The last time the United States sent a crew into space on an American-made rocket was in 2011. In the seven years since the last space shuttle retired, astronauts traveling to the International Space Station have relied on Soyuz, a Russian spacecraft, to make their way into orbit.

The present gap is the longest in spaceflight history. The last time we had a gap in flight close to this length was the roughly five years between the end of the Apollo program in 1975 and the start of the Space Shuttle program in 1981. But NASA is hoping that this dry spell won’t last much longer. The first test missions for its new Commercial Crew spacecrafts are scheduled for next year.

On Friday, NASA administrator Jim Bridenstine announced the identities of the nine astronauts assigned to the first Commercial Crew missions—the first people to fly in SpaceX’s Crew Dragon and Boeing’s Starliner. Boeing is a part of the United Launch Alliance, a partnership between Boeing and Lockheed Martin. Boeing’s Starliner will launch on a ULA Atlas V rocket, while SpaceX will launch on a SpaceX Falcon 9 rocket.

As officials repeatedly emphasized during the announcement, these will be the the first Americans to launch aboard American-made rockets from American soil since the last shuttle flight in 2011. The Commercial Crew Program is a public-private partnership, with NASA outsourcing the design and construction of these spacecraft to private companies SpaceX and Boeing. The spacecraft must meet NASA specifications for carrying astronauts, and all nine of the astronauts selected for these first four launches have received NASA training. (One astronaut, Chris Ferguson retired from NASA and is now a Boeing astronaut.) The idea is that NASA will still be able to get its astronauts to space using American tech on American soil, but will be able to spend less money on spaceflight by outsourcing some of the pricey research and development to American aerospace companies.

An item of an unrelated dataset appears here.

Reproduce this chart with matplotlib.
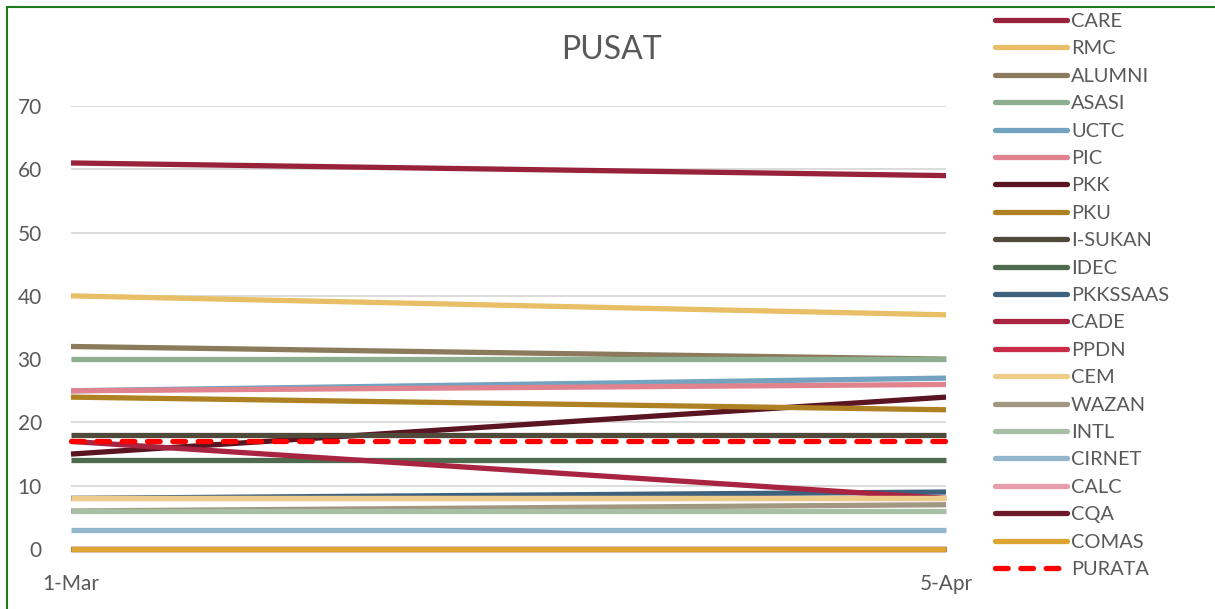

It’s a laudable goal, but the program has been plagued with delays. Initially both were set to launch in 2017, which then slipped to 2018 and now rests tentatively at 2019 for the first test flights.

Let’s meet the nine lucky crew members.

five astronauts in blue jumpsuits standing in front of Starliner capsule
From left to right: astronauts Nicole Mann, Josh Cassada, Eric Boe, Suni Williams, and Chris Ferguson stand in front of the mock-up of the Boeing Starliner, which they will use to train for their initial missions. NASA/Johnson Space Center

Starliner Crew

First up: Boeing’s Starliner crew. For the initial test flight of the CST-100 Starliner capsule, Eric Boe, a veteran space shuttle pilot will be on the flight crew. Chris Ferguson a Boeing test pilot and a former NASA astronaut and space shuttle commander will also be aboard, as will NASA astronaut Nicole Apanu Mann, a Marine Corps test pilot who was selected for NASA’s astronaut corps in 2013. Mann will be the first woman to test an American spacecraft, and the upcoming test mission will be her first trip to space.

The first crewed test flight of the Starliner is expected to occur in mid-2019.

NASA astronauts Josh Cassada and Suni Williams will crew the first operational flight of the Starliner, which will occur sometime after the test flight. For Cassada, it will be his first trip to space. For Williams, the trip to the ISS will be familiar. She’s a former space station commander who has spent a total of 322 days in the facility, and has performed seven spacewalks.

“A few of us had a chance to fly up to Alabama and meet some of the most talented, hardworking men and women at ULA who are building our rocket, and I’ll tell you, we are in great hands,” Cassada said at the event. “When Americans are working together and respecting and cherishing our individual differences, that’s when Americans do the impossible. I am so honored to be a part of that.”

four astronauts in blue jumpsuits standing in front of dragon capsule
From left to right: NASA astronauts Bob Behnken, Doug Hurley, Mike Hopkins, and Victor Glover. NASA/Johnson Space Center

Crew Dragon

Dragon’s first crewed test flight is currently pencilled in for April 2019. The two NASA astronauts to put the Dragon through its paces will be Bob Behnken, and Doug Hurley.

Both Behnken and Hurley were selected as astronauts in 2000 and have each flown on space shuttle missions before. Behnken last flew on the space shuttle Endeavor in 2010, and has performed six spacewalks over the course of his career. Hurley piloted the last mission of the space shuttle in 2011.

“The space shuttle was extremely capable, and it’s super hard to duplicate that in such a short period of time,” Behnken said. “The shuttle had decades to mature to where it was when we had our chances to fly it. There were about 3,000 switches inside. We’re grateful that the next vehicle that we’re going to fly on is going to be a little bit more automated and have quite a bit less switches.”

Rounding out the astronaut assignments are Victor Glover and Michael Hopkins who will crew the first operational mission of the Crew Dragon.

Hopkins is a space veteran who has spent 199 days on the ISS and performed two spacewalks. It will be Glover’s first spaceflight.